“那天我可没有强迫你……”
“因为拒绝了见面的信,以为你不会见我了,结果突然就出现了,还装作不认识我的样子。那天晚上确实是我自愿的,是我个人的报恩行为,把你当做恩人才会那样,可你好像……只是把我当做无聊时的消遣。”
他从躺椅上站起来,与我平视:“三十万会尽快还给你的,请不要再戏弄我了,桑先生。”
这是纪晨风对我说过的,最长的一段话,用他一贯平静的表情,连语气也是一如既往的没有什么波动。然而这短短百来字的陈述,却好比从天而降的原子弹,直接在我内心掀起惊涛骇浪。
“你怎么……”为什么会知道三十万的事?严善华说的吗?那女人不是说什么也没告诉他吗?还有那见鬼的信是什么意思?

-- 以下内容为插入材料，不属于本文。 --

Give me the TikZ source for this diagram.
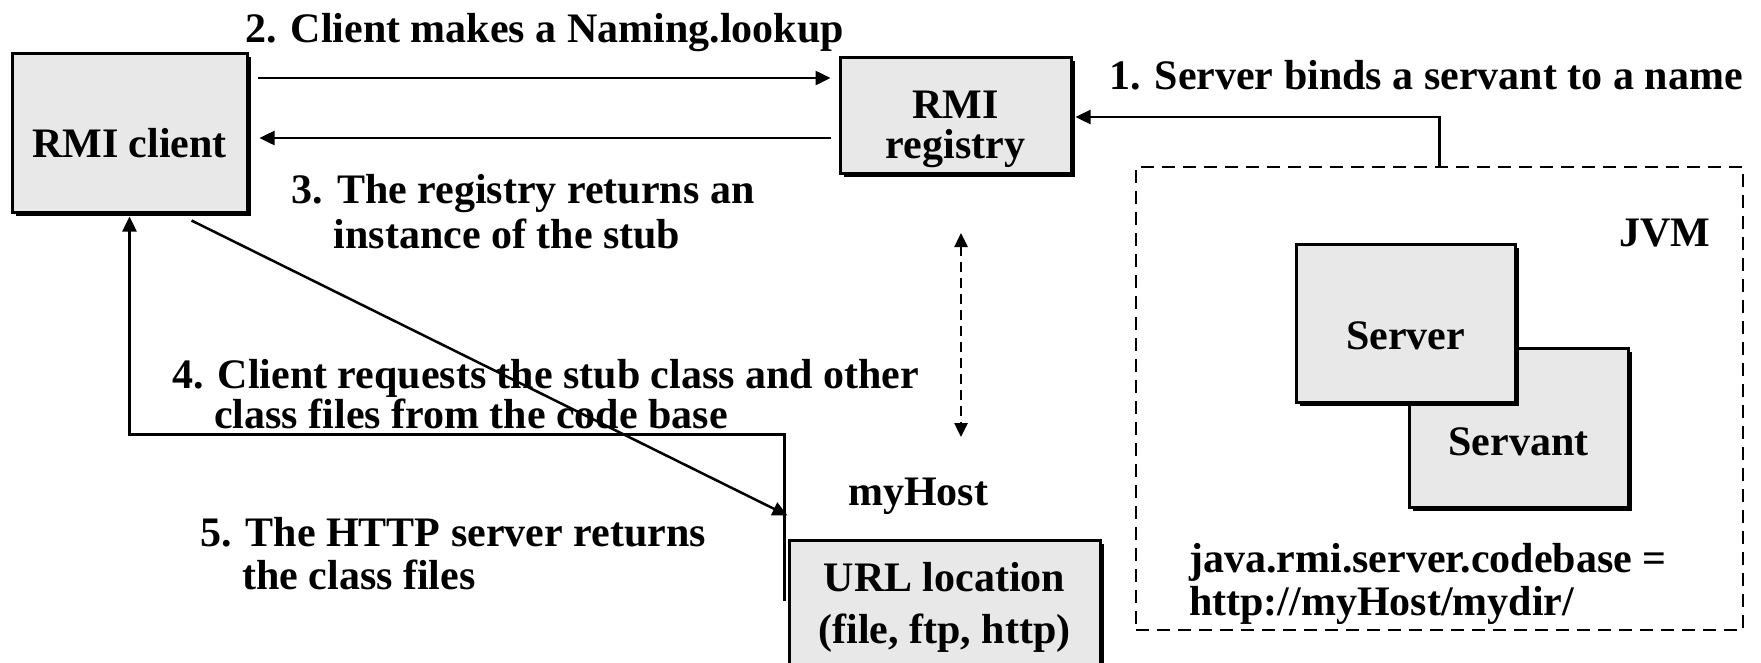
\documentclass[tikz,border=0pt]{standalone}
\usepackage{fontspec}
\setmainfont{Liberation Serif}
\usetikzlibrary{arrows.meta,calc,shadows}
\definecolor{boxgray}{HTML}{E8E8E8}
% centred box text, lowered/raised by #1 without changing the box size
\newcommand\boxtext[2]{\raisebox{#1}[0pt][0pt]{\begin{tabular}[t]{@{}c@{}}#2\end{tabular}}}
% left-aligned label whose baseline is that of its first line
\newcommand\mylines[1]{\begin{tabular}[t]{@{}l@{}}#1\end{tabular}}
\begin{document}
\begin{tikzpicture}[x=1pt,y=-1pt,
  every node/.style={font=\fontsize{42}{43}\selectfont\bfseries, inner sep=0pt},
  box/.style={draw=black, line width=3pt, fill=boxgray,
    general shadow={fill=black, shadow xshift=4pt, shadow yshift=-4pt}},
  arr/.style={line width=2.5pt, -{Triangle[length=15pt,width=14pt]}},
  darr/.style={line width=2.5pt, dash pattern=on 10pt off 6pt,
    {Triangle[length=14pt,width=13pt]}-{Triangle[length=14pt,width=13pt]}},
  lbl/.style={anchor=base west},
]
\useasboundingbox (0,0) rectangle (1761,662);

% boxes
\node[box, minimum width=235pt, minimum height=159pt] (client) at (129.5,132.5)
  {\boxtext{-24.5pt}{RMI client}};
\node[box, minimum width=231pt, minimum height=116pt,
  font=\fontsize{42}{37}\selectfont\bfseries] (reg) at (955.5,115)
  {\boxtext{-3pt}{RMI\\registry}};
\node[draw=black, line width=2.6pt, dash pattern=on 13pt off 8pt,
  minimum width=607pt, minimum height=463pt] (jvm) at (1439.5,398.5) {};
\node[box, minimum width=219pt, minimum height=159pt] (servant) at (1518.5,427.5)
  {\boxtext{-27.5pt}{Servant}};
\node[box, minimum width=219pt, minimum height=158pt] (server) at (1405.5,323)
  {\boxtext{-26pt}{Server}};
\node[box, minimum width=311pt, minimum height=180pt,
  font=\fontsize{42}{52}\selectfont\bfseries] (url) at (944.5,630)
  {\boxtext{39pt}{URL location\\(file, ftp, http)}};

% plain labels
\node[anchor=base] (jvmlbl) at (1665,246) {JVM};
\node[anchor=base] (host) at (918,505) {myHost};
\node[lbl] (l1) at (1109,89) {1. Server binds a servant to a name};
\node[lbl] (l2) at (245,42) {2. Client makes a Naming.lookup};
\node[lbl, font=\fontsize{42}{45}\selectfont\bfseries] (l3) at (291.5,203)
  {\mylines{3. The registry returns an\\\phantom{3.\ }instance of the stub}};
\node[lbl, font=\fontsize{42}{38}\selectfont\bfseries] (l4) at (172,388)
  {\mylines{4. Client requests the stub class and other\\\phantom{4.\ }class files from the code base}};
\node[lbl, font=\fontsize{42}{43}\selectfont\bfseries] (l5) at (200,546)
  {\mylines{5. The HTTP server returns\\\phantom{5.\ }the class files}};
\node[lbl, font=\fontsize{42}{43}\selectfont\bfseries] (cb) at (1189,572)
  {\mylines{java.rmi.server.codebase =\\http://myHost/mydir/}};

% connectors
\coordinate (reqstart) at ($(url.north west)+(-3,62)$);
\coordinate (sync top) at (961,233);
\coordinate (sync bot) at (961,437);

\draw[arr] (jvm.north) |- ($(reg.east)+(3,2)$);
\draw[arr] ($(client.east |- 0,78)+(9,0)$) -- ($(reg.west |- 0,78)+(-8,0)$);
\draw[arr] ($(reg.west |- 0,138)+(-8,0)$) -- ($(client.east |- 0,138)+(11,0)$);
\draw[arr] (reqstart) |- ($(client.south)+(0,221)$) -- ([yshift=-3pt]client.south);
\draw[arr] ($(client.south)+(62,7)$) -- ($(url.north west)+(0,-23)$);
\draw[darr] (sync top) -- (sync bot);
\end{tikzpicture}
\end{document}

有很多话要问他,怕他知道三十万,也知道了身世的秘密。可大概是大脑一时接收到太多讯息的关系,变得很难组织语言,只是徒劳地抓住他的胳膊,喉咙里却一个字都吐不出来。
不可以。
我不可以失去现在的一切。
虽然本该是他的,但已经给我了,就应该是我的。什么也没有付出的人,凭什么就可以得到一切?不会还给他的,绝对不会。
抓着他的手越来越紧,混乱的大脑开始被暴力情绪控制,甚至思考起了用角落的玻璃缸袭击对方的可能。
反正,桑正白会搞定的。像三年前那样,我不是也什么事没有吗……
“咚咚咚!”
急促的敲门声打断了我逐渐失控的想法,叫我骤然回神。
“纪医生,有只小泰迪情况不太好,你快点过来看一下。”
纪晨风看了眼关住的门,回道:“就来。”
一点点将我的手拨离,原子弹爆炸后,他没有要管伤亡情况的意思,什么话也没留,大步离开了办公室。
门开了又关,室内一片寂静,我靠坐在办公桌上,短短几秒钟,不止掌心,连后背都被冰冷的汗水覆盖。
妈的,差点就成杀人犯了。
“真是疯了……”受不了地捂住脸,咬牙呼吸着,后怕着,直到恐惧褪去,理智重新占据上风。
将折起的袖口抚平,重新扣上扣子,再穿上西装外套。就跟什么事也没发生一样,我拉开门,穿过走廊,头也不回地离开了宠物医院。
“你到底跟他说了什么?”将刚刚取下的,夹在雨刮器上的罚单揉皱,我压抑着怒火质问电话那头的严善华,“为什么他知道那三十万是我给的?还有信,什么信?”
“我……我真的没跟他说过你的任何事。”严善华颤颤巍巍地保证,“我绝对没提过你的名字。”
纸团被我握进拳头里,胳膊用力砸在车窗上,我低吼着:“那为什么他知道是我?你以为你养大了他桑正白就会放过你吗?你少他妈做梦了!我一旦暴露,你也得跟着一起死!”